** Short exercise **
Pictures are not part of the copy. Give again exactly the lines from the one with "Write the TikZ code for this diagram." to the one with "(0,0) rectangle (526,368);", inclusive.

** Data supplied **
···
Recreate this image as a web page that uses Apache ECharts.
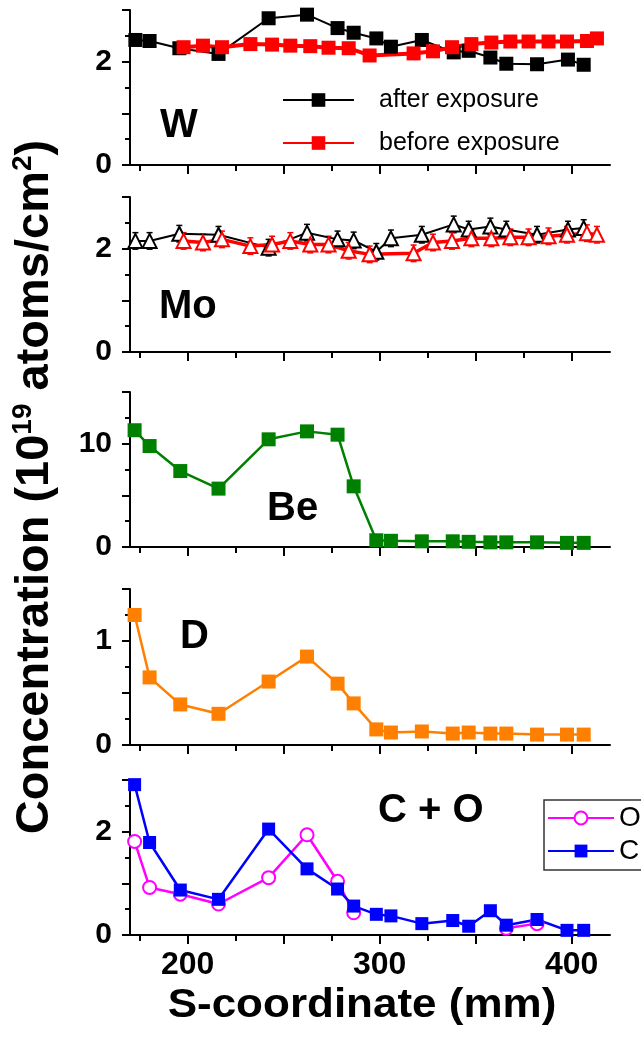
<!DOCTYPE html>
<html><head><meta charset="utf-8">
<script src="https://cdn.jsdelivr.net/npm/echarts@6/dist/echarts.min.js"></script>
<style>html,body{margin:0;padding:0;background:#fff}#c{width:641px;height:1047px}</style>
</head><body><div id="c"></div>
<script>
// ---------- data (S-coordinate in mm, concentration in 1e19 atoms/cm2) ----------
const wAfterX  = [172.8,180.2,195.7,216.1,242.2,262.2,278.1,286.5,298.3,305.9,322,338.6,346.4,357.7,366,382,398.1,406.3];
const wAfterY  = [2.42,2.40,2.26,2.15,2.84,2.91,2.65,2.56,2.45,2.29,2.42,2.18,2.21,2.08,1.96,1.95,2.04,1.94];
const wBeforeX = [197.9,208,217.9,232.7,244,253.5,263.9,273.4,283.9,294.8,317.7,327.8,337.7,347.8,358.2,368.1,377.6,388,397.6,408,413.2];
const wBeforeY = [2.28,2.31,2.28,2.34,2.33,2.31,2.30,2.27,2.26,2.12,2.16,2.20,2.28,2.34,2.37,2.39,2.39,2.39,2.39,2.40,2.45];

const moAfterX  = [172.8,180.2,195.7,216.1,242.2,262.2,278.1,286.5,298.3,305.9,322,338.6,346.4,357.7,366,382,398.1,406.3];
const moAfterY  = [2.15,2.15,2.29,2.27,2.02,2.31,2.18,2.16,1.94,2.20,2.27,2.47,2.37,2.43,2.37,2.27,2.37,2.40];
const moBeforeX = [197.9,208,217.9,232.7,244,253.5,263.9,273.4,283.9,294.8,317.7,327.8,337.7,347.8,358.2,368.1,377.6,388,397.6,408,413.2];
const moBeforeY = [2.15,2.12,2.18,2.05,2.08,2.15,2.08,2.08,1.96,1.89,1.91,2.12,2.15,2.20,2.20,2.22,2.22,2.24,2.27,2.30,2.27];
const moErr = 0.16;

const sX  = [172.4,180.2,196.2,216.1,242.2,262.2,278.1,286.5,298.3,305.9,322,338.1,346.4,357.7,366,382,397.6,406.3];
const beY = [11.3,9.77,7.35,5.65,10.42,11.19,10.87,5.87,0.65,0.60,0.55,0.55,0.50,0.45,0.45,0.45,0.40,0.40];
const dY  = [1.25,0.65,0.39,0.30,0.61,0.85,0.59,0.40,0.15,0.12,0.13,0.11,0.12,0.11,0.11,0.10,0.10,0.10];
const cY  = [2.91,1.79,0.87,0.69,2.05,1.28,0.89,0.56,0.40,0.37,0.22,0.28,0.17,0.47,0.19,0.30,0.09,0.09];
const oX  = [172.4,180.2,196.2,216.1,242.2,262.2,278.1,286.5,326,366,382];
const oY  = [1.81,0.92,0.79,0.60,1.11,1.94,1.04,0.43,null,0.13,0.22];

const xMinorTicks = [175,200,225,250,275,300,325,350,375,400];
const xMajorTicks = [200,250,300,350,400];
const xTickLabels = [200,300,400];

const panelNames = ['W','Mo','Be','D','C + O'];
const yMax      = [3, 3, 15, 1.5, 3];
const yInterval = [1, 1, 5, 0.5, 1];
const yLabels   = [[0,2],[0,2],[0,10],[0,1],[0,2]];

// ---------- layout ----------
const F = '"Liberation Sans", Arial, sans-serif';
const gridPos = [{top:10,height:155},{top:197,height:155},{top:392,height:155},{top:589,height:156},{top:780,height:155}];
const labelPos = [[160,126],[159,307],[267,509],[180,637],[378,811]];

const zip = (xs, ys) => xs.map((x,i) => [x, ys[i] == null ? '-' : ys[i]]);

const grid = [], xAxis = [], yAxis = [];
gridPos.forEach((g,i) => {
  grid.push({left:130, width:480, top:g.top, height:g.height});
  const last = i === gridPos.length - 1;
  xAxis.push({
    type:'value', gridIndex:i, min:170, max:420, position:'bottom',
    axisLine:{show:true, onZero:false, lineStyle:{color:'#000', width:2}},
    axisTick:{show:true, customValues:xMinorTicks, length:6, lineStyle:{color:'#000', width:2}},
    axisLabel:{show:last, customValues:xTickLabels, fontSize:32, fontWeight:'bold', fontFamily:F, color:'#000', margin:14},
    splitLine:{show:false}
  });
  xAxis.push({
    type:'value', gridIndex:i, min:170, max:420, position:'bottom',
    axisLine:{show:false},
    axisTick:{show:true, customValues:xMajorTicks, length:9, lineStyle:{color:'#000', width:2}},
    axisLabel:{show:false}, splitLine:{show:false}
  });
  yAxis.push({
    type:'value', gridIndex:i, min:0, max:yMax[i], interval:yInterval[i],
    axisLine:{show:true, lineStyle:{color:'#000', width:2}},
    axisTick:{show:true, length:8, lineStyle:{color:'#000', width:2}},
    minorTick:{show:true, splitNumber:2, length:5, lineStyle:{color:'#000', width:2}},
    axisLabel:{fontSize:30, fontWeight:'bold', fontFamily:F, color:'#000', margin:18,
      formatter: v => yLabels[i].indexOf(v) >= 0 ? String(v) : ''},
    splitLine:{show:false}
  });
});

function lineSeries(name, gi, data, color, symbol, size, lw, extra) {
  return Object.assign({
    name, type:'line', xAxisIndex:2*gi, yAxisIndex:gi, data,
    symbol, symbolSize:size, showSymbol:true,
    lineStyle:{color, width:lw}, itemStyle:{color},
    connectNulls:false, animation:false, z:3
  }, extra || {});
}

function errSeries(gi, xs, ys, color) {
  return {
    type:'custom', xAxisIndex:2*gi, yAxisIndex:gi, data: zip(xs, ys), animation:false, z:2,
    renderItem: (params, api) => {
      const x = api.value(0), y = api.value(1);
      const t = api.coord([x, y + moErr]), b = api.coord([x, y - moErr]);
      const st = {stroke:color, lineWidth:1.5};
      return {type:'group', children:[
        {type:'line', shape:{x1:t[0], y1:t[1], x2:b[0], y2:b[1]}, style:st},
        {type:'line', shape:{x1:t[0]-3, y1:t[1], x2:t[0]+3, y2:t[1]}, style:st},
        {type:'line', shape:{x1:b[0]-3, y1:b[1], x2:b[0]+3, y2:b[1]}, style:st}
      ]};
    }
  };
}

const series = [
  lineSeries('after exposure', 0, zip(wAfterX, wAfterY), '#000000', 'rect', 14, 2),
  lineSeries('before exposure', 0, zip(wBeforeX, wBeforeY), '#ff0000', 'rect', 14, 4),
  errSeries(1, moAfterX, moAfterY, '#000000'),
  lineSeries('Mo after', 1, zip(moAfterX, moAfterY), '#000000', 'emptyTriangle', 14, 2, {itemStyle:{color:'#000', borderWidth:1.5}}),
  errSeries(1, moBeforeX, moBeforeY, '#ff0000'),
  lineSeries('Mo before', 1, zip(moBeforeX, moBeforeY), '#ff0000', 'emptyTriangle', 14, 3.5, {itemStyle:{color:'#ff0000', borderWidth:1.5}}),
  lineSeries('Be', 2, zip(sX, beY), '#008000', 'rect', 14, 2.5),
  lineSeries('D', 3, zip(sX, dY), '#ff8000', 'rect', 14, 2.5),
  lineSeries('O', 4, zip(oX, oY), '#ff00ff', 'emptyCircle', 13, 2.5, {itemStyle:{color:'#ff00ff', borderWidth:2}}),
  lineSeries('C', 4, zip(sX, cY), '#0000ff', 'rect', 13, 2.5)
];

const graphic = panelNames.map((t,i) => ({
  type:'text', x:labelPos[i][0], y:labelPos[i][1], z:10,
  style:{text:t, font:'bold 40px ' + F, fill:'#000', textAlign:'left', textVerticalAlign:'middle', align:'left', verticalAlign:'middle'}
}));
graphic.push({
  type:'text', x:362, y:1006, scaleX:1.1, z:10,
  style:{text:'S-coordinate (mm)', font:'bold 40px ' + F, fill:'#000', textAlign:'center', textVerticalAlign:'middle', align:'center', verticalAlign:'middle'}
});
graphic.push({
  type:'text', x:35, y:487, rotation:Math.PI/2, z:10,
  style:{
    text:'{m|Concentration (10}{s|19}{m| atoms/cm}{s|2}{m|)}',
    rich:{
      m:{fontSize:47, fontWeight:'bold', fontFamily:F, fill:'#000', lineHeight:52},
      s:{fontSize:28, fontWeight:'bold', fontFamily:F, fill:'#000', lineHeight:52, verticalAlign:'top'}
    },
    textAlign:'center', textVerticalAlign:'middle', align:'center', verticalAlign:'middle'
  }
});

const option = {
  animation:false,
  backgroundColor:'#fff',
  grid, xAxis, yAxis, series, graphic,
  legend:[
    {data:['after exposure','before exposure'], orient:'vertical', left:282, top:85, padding:0,
     itemWidth:71, itemHeight:17, itemGap:13, selectedMode:false,
     textStyle:{fontSize:25, fontFamily:F, color:'#000', lineHeight:30, padding:[0,0,0,20]}},
    {data:['O','C'], orient:'vertical', left:544, top:800, padding:[2,60,3,3],
     borderColor:'#333', borderWidth:1.5, itemWidth:66, itemHeight:16, itemGap:1, selectedMode:false,
     textStyle:{fontSize:28, fontFamily:F, color:'#000', lineHeight:32}}
  ]
};
const chart = echarts.init(document.getElementById('c'), null, {renderer:'canvas'});
chart.setOption(option);
</script></body></html>
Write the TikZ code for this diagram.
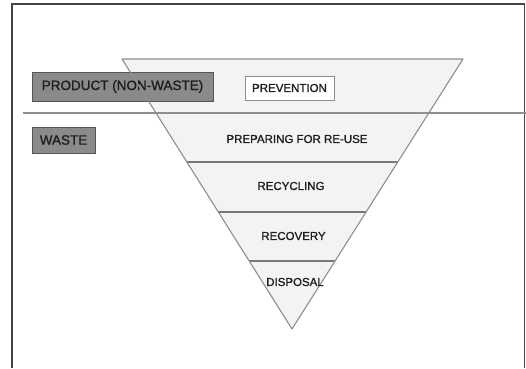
\documentclass[tikz,border=0pt]{standalone}
\usepackage{fontspec}
\setmainfont{Liberation Sans}
\newfontfamily\pyrfont[FakeBold=1.2]{Liberation Sans}
\usetikzlibrary{calc}
\definecolor{pyrfill}{HTML}{F2F3F3}
\definecolor{pyrline}{HTML}{8E8E8E}
\definecolor{boxfill}{HTML}{8A8A8A}
\definecolor{boxline}{HTML}{555555}
\definecolor{labeltext}{HTML}{1E1E1E}
\definecolor{framecol}{HTML}{444444}
\def\labelsize{\pyrfont\fontsize{11.5}{13}\selectfont}

\begin{document}
\begin{tikzpicture}[x=1pt,y=-1pt]
    \tikzstyle{side box}=[draw=boxline, fill=boxfill, line width=1pt, inner sep=0pt, text=labeltext, font=\pyrfont\fontsize{13.5}{15}\selectfont]
    \tikzstyle{layer label}=[text=labeltext, font=\labelsize, inner sep=0pt]
    \tikzstyle{layer line}=[draw=pyrline!85!black, line width=1.2pt]

    \useasboundingbox (0,0) rectangle (526,368);

    % Draw the frame, open at the bottom
    \coordinate (F-1) at (12,368);
    \coordinate (F-2) at (12,4);
    \coordinate (F-3) at (524.5,4);
    \coordinate (F-4) at (524.5,368);
    \draw[framecol, line width=1.3pt] (F-1) -- (F-2) -- (F-3) -- (F-4);

    % Corners of the pyramid
    \coordinate (TL) at (122,59);
    \coordinate (TR) at (463,59);
    \coordinate (A) at (292,329);
    \fill[pyrfill] (TL) -- (TR) -- (A) -- cycle;

    % Draw the boxes at the side
    \node[side box, minimum width=181pt, minimum height=29pt] (product) at (122.5,86.5) {PRODUCT (NON-WASTE)};
    \node[side box, minimum width=63pt, minimum height=26pt] (waste) at (63.5,140) {WASTE};
    \node[draw=pyrline, fill=white, line width=1pt, inner sep=0pt, text=labeltext, font=\labelsize, minimum width=89pt, minimum height=24pt] (prevention) at (289.5,88) {PREVENTION};

    % Borders between the layers
    \foreach \name / \t in {1/0.3815, 2/0.5667, 3/0.748} {
        \coordinate (L-\name) at ($(TL)!\t!(A)$);
        \coordinate (R-\name) at ($(TR)!\t!(A)$);
        \path[layer line] (L-\name) -- (R-\name);
    }
    \draw[pyrline, line width=1.1pt, line join=round] (TL) -- (TR) -- (A) -- cycle;

    % Line between product and waste
    \coordinate (D-start) at (23,113);
    \coordinate (D-end) at (526,113);
    \draw[pyrline, line width=2pt] (D-start) -- (D-end);

    % Annotate the layers
    \node[layer label] (reuse) at (297,139) {PREPARING FOR RE-USE};
    \node[layer label] (recycling) at (291,186) {RECYCLING};
    \node[layer label] (recovery) at (293.5,236) {RECOVERY};
    \node[layer label] (disposal) at (295,282) {DISPOSAL};
\end{tikzpicture}
\end{document}
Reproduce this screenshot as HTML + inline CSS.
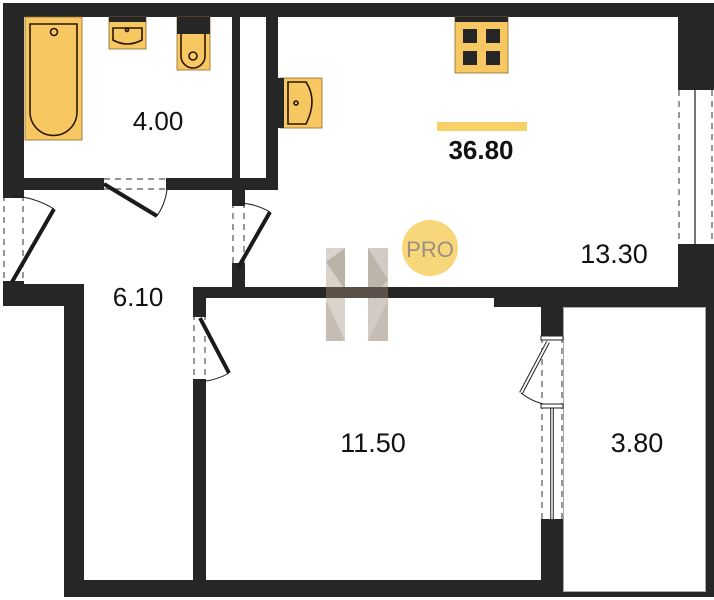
<!DOCTYPE html>
<html><head><meta charset="utf-8"><style>
html,body{margin:0;padding:0;background:#fff;}
svg{display:block;}
text{font-family:"Liberation Sans",sans-serif;}
</style></head><body>
<svg width="714" height="600" viewBox="0 0 714 600" xmlns="http://www.w3.org/2000/svg">
<rect width="714" height="600" fill="#fff"/>
<g fill="#262626">
<!-- top wall -->
<rect x="3" y="3" width="711" height="14"/>
<!-- left wall upper -->
<rect x="3" y="3" width="21" height="190"/>
<!-- bath bottom wall -->
<rect x="24" y="178" width="80" height="12"/>
<rect x="166" y="178" width="112" height="12"/>
<!-- verticals -->
<rect x="232" y="17" width="8" height="173"/>
<rect x="266" y="17" width="12" height="173"/>
<rect x="232" y="190" width="13" height="12"/>
<!-- right wall -->
<rect x="678" y="3" width="36" height="85"/>
<rect x="678" y="246" width="36" height="61"/>
<!-- left block lower -->
<rect x="3" y="284" width="81" height="22"/>
<!-- corridor left wall -->
<rect x="64" y="284" width="20" height="313"/>
<!-- wall between corridor and living door -->
<rect x="232" y="268" width="13" height="30"/>
<!-- corridor right / bedroom left -->
<rect x="193" y="287" width="13" height="27"/>
<rect x="193" y="384" width="13" height="196"/>
<!-- main horizontal wall -->
<rect x="193" y="287" width="521" height="11"/>
<rect x="494" y="287" width="220" height="20"/>
<!-- divider -->
<rect x="541" y="298" width="22" height="39"/>
<rect x="541" y="522" width="22" height="58"/>
<!-- bottom wall -->
<rect x="64" y="580" width="499" height="17"/>
<rect x="541" y="591" width="173" height="6"/>
<rect x="706" y="298" width="8" height="299"/>
</g>
<!-- balcony outline -->
<rect x="563.5" y="307.5" width="142" height="284" fill="#fff" stroke="#aaa" stroke-width="1"/>
<!-- doors -->
<g stroke="#555" stroke-width="1.2" stroke-dasharray="6,5" fill="none">
<line x1="4" y1="195" x2="4" y2="284"/><line x1="23" y1="195" x2="23" y2="284"/>
<line x1="104" y1="179" x2="166" y2="179"/><line x1="104" y1="189" x2="166" y2="189"/>
<line x1="233" y1="202" x2="233" y2="268"/><line x1="244" y1="202" x2="244" y2="268"/>
<line x1="194" y1="314" x2="194" y2="384"/><line x1="205" y1="314" x2="205" y2="384"/>
<line x1="542" y1="337" x2="542" y2="522"/><line x1="562" y1="337" x2="562" y2="522"/>
<line x1="679" y1="90" x2="679" y2="244"/><line x1="712" y1="90" x2="712" y2="244"/>
</g>
<g fill="#262626">
<rect x="3" y="193" width="21" height="5"/><rect x="3" y="281" width="21" height="5"/>
<rect x="232" y="200" width="13" height="6"/><rect x="232" y="263" width="13" height="6"/>
<rect x="193" y="312" width="13" height="5"/><rect x="193" y="379" width="13" height="6"/>
<rect x="541" y="519" width="22" height="5"/>
<rect x="678" y="244" width="36" height="3"/><rect x="678" y="87" width="36" height="3"/>
</g>
<g stroke="#1a1a1a" fill="none">
<line x1="12" y1="282" x2="54" y2="209" stroke-width="4"/>
<path d="M12 196 A86 86 0 0 1 54 209" stroke-width="1"/>
<line x1="104" y1="184" x2="157" y2="216" stroke-width="4"/>
<path d="M157 216 A60 60 0 0 0 167 190" stroke-width="1"/>
<line x1="238" y1="268" x2="270" y2="212" stroke-width="4"/>
<path d="M240 203 A66 66 0 0 1 270 212" stroke-width="1"/>
<line x1="200" y1="318" x2="229" y2="373" stroke-width="4"/>
<path d="M229 373 A62 62 0 0 1 206 381" stroke-width="1"/>
<path d="M548 342 L521 393" stroke-width="4"/>
<path d="M548 342 L521 393" stroke="#fff" stroke-width="2"/>
<path d="M521 393 A60 60 0 0 0 543 404" stroke-width="1"/>
<line x1="552" y1="404" x2="552" y2="519" stroke-width="3.5"/>
<line x1="552" y1="404" x2="552" y2="519" stroke="#fff" stroke-width="1.5"/>
<line x1="695" y1="90" x2="695" y2="244" stroke-width="1.2"/>
</g>
<rect x="541" y="336" width="22" height="4" fill="#fff" stroke="#222" stroke-width="1"/>
<rect x="541" y="404" width="22" height="4" fill="#fff" stroke="#222" stroke-width="1"/>
<!-- fixtures -->
<g stroke="#8a6a2a" stroke-width="0.8">
<rect x="25" y="17" width="57" height="123" fill="#f7c862"/>
<rect x="109" y="17" width="37" height="32" fill="#f7c862"/>
<rect x="177" y="17" width="33" height="53" fill="#f7c862"/>
<rect x="280" y="78" width="42" height="50" fill="#f7c862"/>
<rect x="455" y="17" width="53" height="56" fill="#f7c862"/>
</g>
<g fill="#262626">
<rect x="109" y="17" width="37" height="5"/>
<rect x="177" y="17" width="33" height="17"/>
<rect x="277" y="78" width="7" height="50"/>
<rect x="455" y="17" width="53" height="5"/>
<rect x="463" y="29" width="14" height="14"/><rect x="486" y="29" width="14" height="14"/>
<rect x="463" y="51" width="14" height="14"/><rect x="486" y="51" width="14" height="14"/>
</g>
<g fill="none" stroke="#2a1505" stroke-width="1.6">
<path d="M30 24 L77 24 L77 112 A23.5 23.5 0 0 1 30 112 Z"/>
<circle cx="54" cy="32" r="3.5"/>
<path d="M113 28 L142 28 L142 40 Q127 48 113 40 Z"/>
<circle cx="127" cy="30" r="1.5"/>
<path d="M181 34 L181 56 A12 12 0 0 0 205 56 L205 34"/>
<circle cx="193" cy="56" r="4"/>
<path d="M288 82 L306 82 Q318 100 306 124 L288 124 Z"/>
<circle cx="296" cy="103" r="2"/>
</g>
<!-- watermark -->
<g>
<rect x="326" y="248" width="19" height="93" fill="#d9d3cc"/>
<rect x="368" y="248" width="20" height="93" fill="#d2cbc4"/>
<polygon points="326,262 345,248 345,290" fill="#bbb2a8"/>
<polygon points="368,248 388,280 368,300" fill="#bdb4aa"/>
<polygon points="326,300 345,341 326,341" fill="#c5bdb3"/>
<polygon points="388,300 368,341 388,341" fill="#c5bdb3"/>
<rect x="326" y="287" width="62" height="11" fill="#5a5047"/>
</g>
<circle cx="430" cy="248" r="28" fill="#f8d77a"/>
<text x="430" y="257" font-size="22" fill="#9a8f80" text-anchor="middle">PRO</text>
<rect x="437" y="122" width="90" height="9" fill="#f7d068"/>
<g fill="#111" text-anchor="middle">
<text x="481" y="159" font-size="26" font-weight="bold">36.80</text>
<text x="158" y="130" font-size="26">4.00</text>
<text x="614" y="263" font-size="27">13.30</text>
<text x="138" y="306" font-size="26">6.10</text>
<text x="373" y="452" font-size="27">11.50</text>
<text x="637" y="452" font-size="27">3.80</text>
</g>
</svg>
</body></html>
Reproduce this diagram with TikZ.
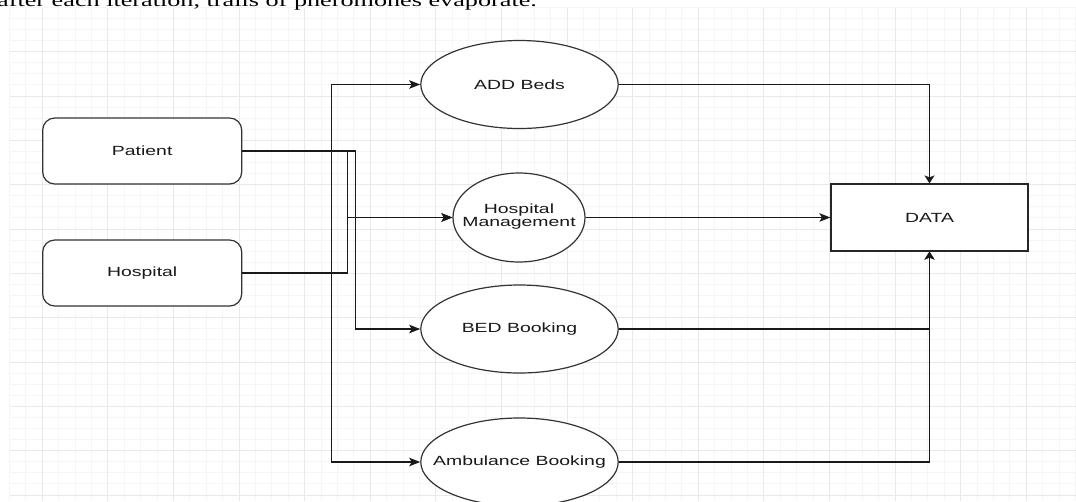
···
** The output **
Write the TikZ code for this diagram.
\documentclass[tikz,border=0pt]{standalone}
\usepackage{fontspec}
\setmainfont{Liberation Sans}
\newfontfamily\pyrfont[FakeBold=1.2]{Liberation Sans}
\usetikzlibrary{calc}
\definecolor{pyrfill}{HTML}{F2F3F3}
\definecolor{pyrline}{HTML}{8E8E8E}
\definecolor{boxfill}{HTML}{8A8A8A}
\definecolor{boxline}{HTML}{555555}
\definecolor{labeltext}{HTML}{1E1E1E}
\definecolor{framecol}{HTML}{444444}
\def\labelsize{\pyrfont\fontsize{11.5}{13}\selectfont}

\begin{document}
\begin{tikzpicture}[x=1pt,y=-1pt]
    \tikzstyle{side box}=[draw=boxline, fill=boxfill, line width=1pt, inner sep=0pt, text=labeltext, font=\pyrfont\fontsize{13.5}{15}\selectfont]
    \tikzstyle{layer label}=[text=labeltext, font=\labelsize, inner sep=0pt]
    \tikzstyle{layer line}=[draw=pyrline!85!black, line width=1.2pt]

    \useasboundingbox (0,0) rectangle (526,368);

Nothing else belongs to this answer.